Last Updated Nov 20, 2019 at 4:26 pm MDT

PHOTO. RMWB Mayor and Councillors entered into lengthy debate about the Responsible Pet Ownership Bylaw during their meeting on Nov. 19, 2019. MYMCMURRAY/Phil Wood.

After some deliberation, RMWB Council voted in favour of the Responsible Pet Ownership Bylaw on Nov. 19, 2019.

Debate on the motion included presentations from several delegates and friendly amendments.

“That’s always a big topic.” Said Mayor Don Scott. “We all love pets in this region, but everybody wants to make sure public safety is paramount.”

The bylaw would replace the Animal Control Bylaw from 2002.

Since 2018, residents reported 123 complaints to Bylaw Services, which included seven attacks at municipal dog parks.

Also, the administration would look into building another dog park possibly in the area of Parsons Creek.

“There was a lot of talk about the Thickwood Dog Park: There wasn’t enough space, so I would think that would be the number one priority.”

Pet Ownership

Delegates ranging from homeowners to licensed dog service providers shared their views on the bylaw.

They supported the bylaw in principle, however, there were issues with the number of licensed pets one could own.

According to the Bylaw, there was a limit stating an owner could take up to three dogs to off-leash areas at once.

Therefore, Councillor Peddle put forward an amendment to increase the number to four.

Mayor Don Scott said clarifications and consistency are key for a bylaw like this.

“Basically, the amendments brought forward confirmed that four animals [are] more consistently used throughout the bylaw. We didn’t want someone to leave one animal at home and that three to the dog park because there’s a restriction.”

Important questions

Mayor Scott also shared his concerns for public safety in particular when it comes to dogs of larger sizes.

“[Councillor Meagher] said if you have three or four large animals, should the rules be the same or three or four small animals, so we are going to have a review of the numbers and that will be done within 90 days.”
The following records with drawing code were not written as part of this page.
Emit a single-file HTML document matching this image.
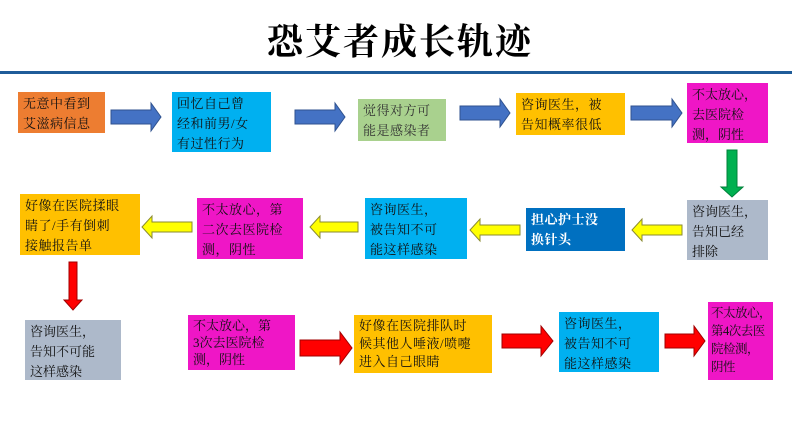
<!DOCTYPE html>
<html><head><meta charset="utf-8"><style>
body{margin:0;width:800px;height:448px;background:#fff;position:relative;overflow:hidden;font-family:"Liberation Serif","Noto Serif CJK SC",serif;}
.t{position:absolute;left:0;width:800px;top:14px;text-align:center;font-size:36px;font-weight:bold;letter-spacing:2px;font-family:"Liberation Serif","Noto Serif CJK SC",serif;color:#000}
.b{position:absolute;box-sizing:border-box;padding:2px 5px 0 5px;font-size:13px;line-height:20px;color:#111;letter-spacing:0.5px;white-space:nowrap;overflow:hidden}
svg{position:absolute;left:0;top:0}
</style></head><body>
<div class="t">恐艾者成长轨迹</div>
<div style="position:absolute;left:0;top:71px;width:792px;height:3px;background:#1F5C99"></div>
<svg width="800" height="448">
<g fill="#4472C4" stroke="#2F528F" stroke-width="1">
<polygon points="111,110 151,110 151,103 161,117 151,131 151,124 111,124"/>
<polygon points="295,110 335,110 335,103 345,117 335,131 335,124 295,124"/>
<polygon points="460,106 500,106 500,99 510,113 500,127 500,120 460,120"/>
<polygon points="631,106 672,106 672,99 682,113 672,127 672,120 631,120"/>
</g>
<polygon fill="#00B050" stroke="#00803a" points="727,150 737,150 737,187 743,187 732,197 721,187 727,187"/>
<g fill="#FFFF00" stroke="#8a8a30" stroke-width="1">
<polygon points="682,225 642,225 642,219 632,230 642,241 642,235 682,235"/>
<polygon points="520,225 480,225 480,219 470,230 480,241 480,235 520,235"/>
<polygon points="358,222 320,222 320,216 310,227 320,238 320,232 358,232"/>
<polygon points="192,222 152,222 152,216 142,227 152,238 152,232 192,232"/>
</g>
<g fill="#FF0000" stroke="#a00000" stroke-width="1">
<polygon points="69,262 77,262 77,300 82,300 73,310 64,300 69,300"/>
<polygon points="300,340 340,340 340,332 352,348 340,364 340,356 300,356"/>
<polygon points="502,334 541,334 541,326 553,341 541,356 541,348 502,348"/>
<polygon points="665,334 694,334 694,326 705,341 694,356 694,348 665,348"/>
</g>
</svg>
<div class="b" style="left:18px;top:92px;width:87px;height:41px;background:#ED7D31;">无意中看到<br>艾滋病信息</div>
<div class="b" style="left:172px;top:92px;width:99px;height:60px;background:#00B0F0;">回忆自己曾<br>经和前男/女<br>有过性行为</div>
<div class="b" style="left:358px;top:99px;width:88px;height:42px;background:#A9D18E;color:#333">觉得对方可<br>能是感染者</div>
<div class="b" style="left:516px;top:93px;width:109px;height:42px;background:#FFC000;">咨询医生，被<br>告知概率很低</div>
<div class="b" style="left:687px;top:83px;width:81px;height:60px;background:#EF16C6;letter-spacing:0">不太放心，<br>去医院检<br>测，阴性</div>
<div class="b" style="left:687px;top:200px;width:81px;height:60px;background:#ADB9CA;letter-spacing:0">咨询医生，<br>告知已经<br>排除</div>
<div class="b" style="left:526px;top:208px;width:99px;height:43px;background:#0070C0;color:#fff;font-weight:bold;">担心护士没<br>换针头</div>
<div class="b" style="left:365px;top:198px;width:102px;height:61px;background:#00B0F0;">咨询医生，<br>被告知不可<br>能这样感染</div>
<div class="b" style="left:197px;top:198px;width:106px;height:61px;background:#EF16C6;">不太放心，第<br>二次去医院检<br>测，阴性</div>
<div class="b" style="left:20px;top:194px;width:120px;height:61px;background:#FFC000;">好像在医院揉眼<br>睛了/手有倒刺<br>接触报告单</div>
<div class="b" style="left:25px;top:320px;width:96px;height:60px;background:#ADB9CA;letter-spacing:0">咨询医生，<br>告知不可能<br>这样感染</div>
<div class="b" style="left:188px;top:315px;width:107px;height:55px;background:#EF16C6;letter-spacing:0;line-height:17px;padding-top:2px">不太放心，第<br>3次去医院检<br>测，阴性</div>
<div class="b" style="left:354px;top:315px;width:138px;height:58px;background:#FFC000;line-height:18px">好像在医院排队时<br>候其他人唾液/喷嚏<br>进入自己眼睛</div>
<div class="b" style="left:559px;top:312px;width:100px;height:60px;background:#00B0F0;">咨询医生，<br>被告知不可<br>能这样感染</div>
<div class="b" style="left:708px;top:302px;width:65px;height:78px;background:#EF16C6;padding:2px 2px 0 3px;letter-spacing:-0.5px;font-size:12.5px;line-height:18px">不太放心，<br>第4次去医<br>院检测，<br>阴性</div>
</body></html>
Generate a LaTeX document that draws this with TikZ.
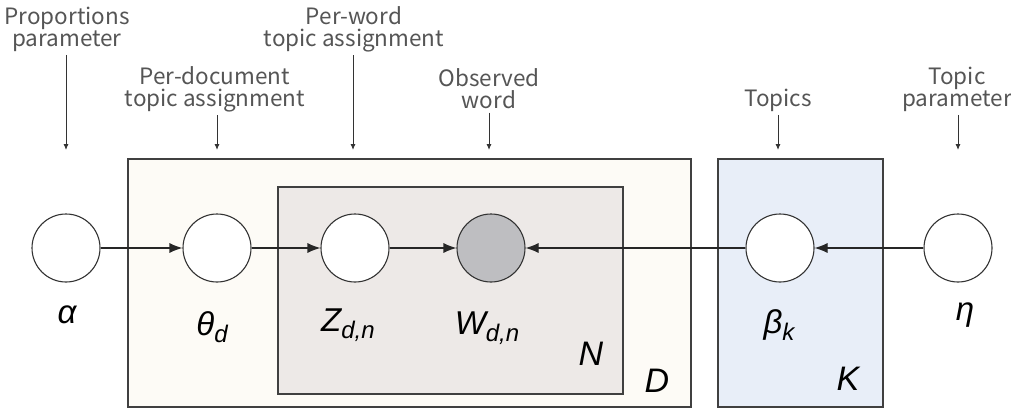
\documentclass[tikz,border=0pt]{standalone}
\usepackage{fontspec}
\setmainfont{Liberation Sans}
\newfontfamily\notefont{Noto Sans CJK KR}
\usetikzlibrary{arrows.meta}
\definecolor{docbg}{HTML}{FDFBF6}
\definecolor{wordbg}{HTML}{EDE9E7}
\definecolor{topicbg}{HTML}{E8EEF8}
\definecolor{obsgray}{HTML}{BEBEC1}
\definecolor{notegray}{HTML}{555555}
\newcommand{\lowsub}[1]{\raisebox{-7pt}{\fontsize{24}{24}\selectfont #1}}
\tikzset{
  var/.style={circle,draw=black!80,line width=1.1pt,fill=white,minimum size=68pt,inner sep=0pt},
  obs/.style={var,fill=obsgray},
  sym/.style={font=\fontsize{33}{33}\selectfont\itshape,anchor=base,inner sep=0pt},
  platesym/.style={font=\fontsize{34}{34}\selectfont\itshape,anchor=base,inner sep=0pt},
  note/.style={font=\notefont\fontsize{22.5}{22}\selectfont,text=notegray,align=center},
  plate/.style={draw=black!75,line width=1.3pt},
  edge/.style={line width=1.1pt,draw=black!85,-{Latex[length=13pt,width=10pt]}},
  pointer/.style={line width=0.9pt,draw=black!80,-{Latex[length=6pt,width=5pt]}}
}
\begin{document}
\begin{tikzpicture}[x=1pt,y=-1pt]
  \useasboundingbox (0,0) rectangle (1011,409);
  % plates
  \draw[plate,fill=docbg] (128,159) rectangle (691,407);
  \draw[plate,fill=wordbg] (278,187) rectangle (623,394);
  \draw[plate,fill=topicbg] (718,159) rectangle (883,407);
  \node[platesym] (N) at (591,365) {N};
  \node[platesym] (D) at (657,392) {D};
  \node[platesym] (K) at (848,390) {K};
  % variables
  \node[var] (alpha) at (66,248) {};
  \node[var] (theta) at (217,248) {};
  \node[var] (z) at (355,248) {};
  \node[obs] (w) at (491,248) {};
  \node[var] (beta) at (780,248) {};
  \node[var] (eta) at (958,248) {};
  \node[sym] (alphalbl) at (67,323) {α};
  \node[sym] (thetalbl) at (212,335) {θ\lowsub{d}};
  \node[sym] (zlbl) at (348,331) {Z\lowsub{d,n}};
  \node[sym] (wlbl) at (487,334) {W\lowsub{d,n}};
  \node[sym] (betalbl) at (779,333) {β\lowsub{k}};
  \node[sym] (etalbl) at (965,320) {η};
  \begin{scope}[edge]
    \draw (alpha) -- (theta);
    \draw (theta) -- (z);
    \draw (z) -- (w);
    \draw (beta) -- (w);
    \draw (eta) -- (beta);
  \end{scope}
  % notes
  \node[note] (propnote) at (67,29) {Proportions\\parameter};
  \node[note] (wordnote) at (354,29) {Per-word\\topic assignment};
  \node[note] (docnote) at (215,89) {Per-document\\topic assignment};
  \node[note] (obsnote) at (489,89) {Observed\\word};
  \node[note] (topicsnote) at (778,100) {Topics};
  \node[note] (etanote) at (957,89) {Topic\\parameter};
  \coordinate (propend) at (66,150);
  \coordinate (wordend) at (353,150);
  \coordinate (docend) at (217,150);
  \coordinate (obsend) at (489,150);
  \coordinate (topicsend) at (778,150);
  \coordinate (etaend) at (958,150);
  \begin{scope}[pointer]
    \draw (propnote.south -| propend) -- (propend);
    \draw (wordnote.south -| wordend) -- (wordend);
    \draw (docnote.south -| docend) -- (docend);
    \draw (obsnote.south -| obsend) -- (obsend);
    \draw (topicsnote.south -| topicsend) -- (topicsend);
    \draw (etanote.south -| etaend) -- (etaend);
  \end{scope}
\end{tikzpicture}
\end{document}
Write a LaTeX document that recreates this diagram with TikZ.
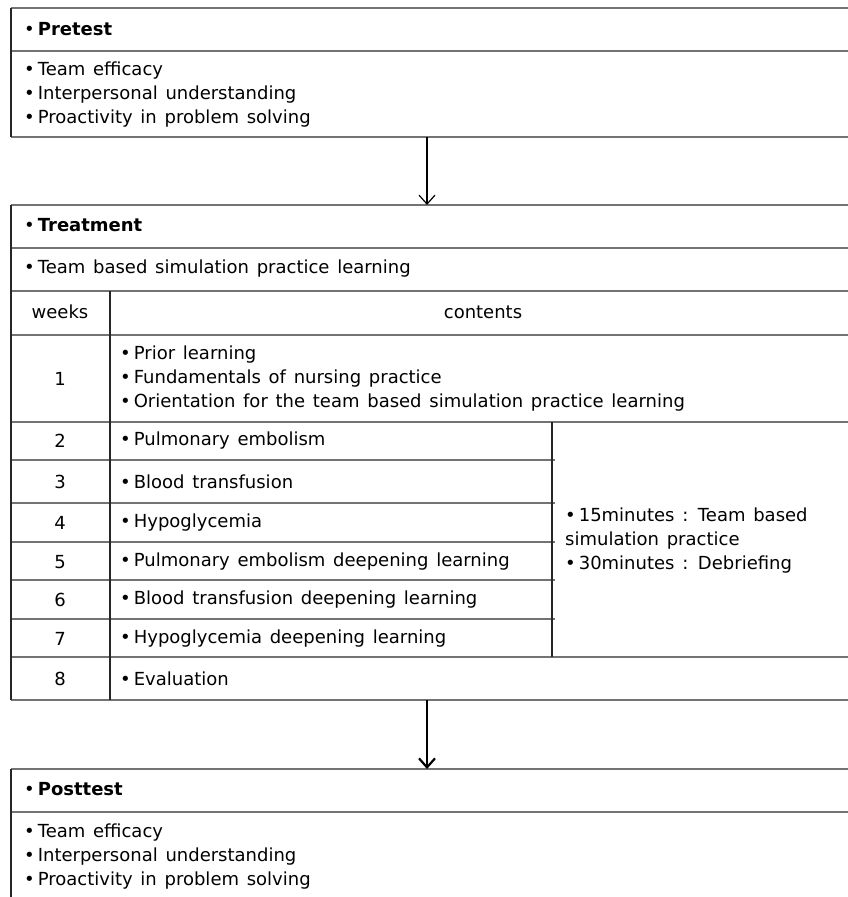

At which time, the administration would review the Bylaw and make any recommendations.

Next, Councillor Inglis found what he thought was an error with penalties.

Inglis said a resident would pay $250 for a misplaced pet license, which costs $50, but another resident found to have an unlicensed pet may only pay $150.

Therefore, the RMWB Council and administration agreed to reduce the penalty for a misplaced license to $50.

They also included the word “issued” in section 12 of the Responsible Pet Ownership Bylaw covering this infraction.

“An owner shall ensure that a cat or dog is wearing an issued license tag at all times when the animal is off the owner’s property.”

There will also be a fine of $250 for failing to clean up after an animal on a property that is not their own.

Ultimately, Mayor Don Scott said Bylaw officers would educate residents about the Responsible Pet Ownership Bylaw.

“If you have an animal and you take it to a dog park, you must clean up after that animal. There [are] now sanctions associated with that [and] at the same time we’re making the community safer.”

Residents should expect more enforcement at neighbourhood parks.

RMWB Council voted in favour of amending the Community Standards Appeal Committee Bylaw, which would oversee appeals for dangerous animals.

They also approved the Municipality’s third-quarter report, Capital Budget amendments, and recognized Nov. 21 as Hometown Hockey Day.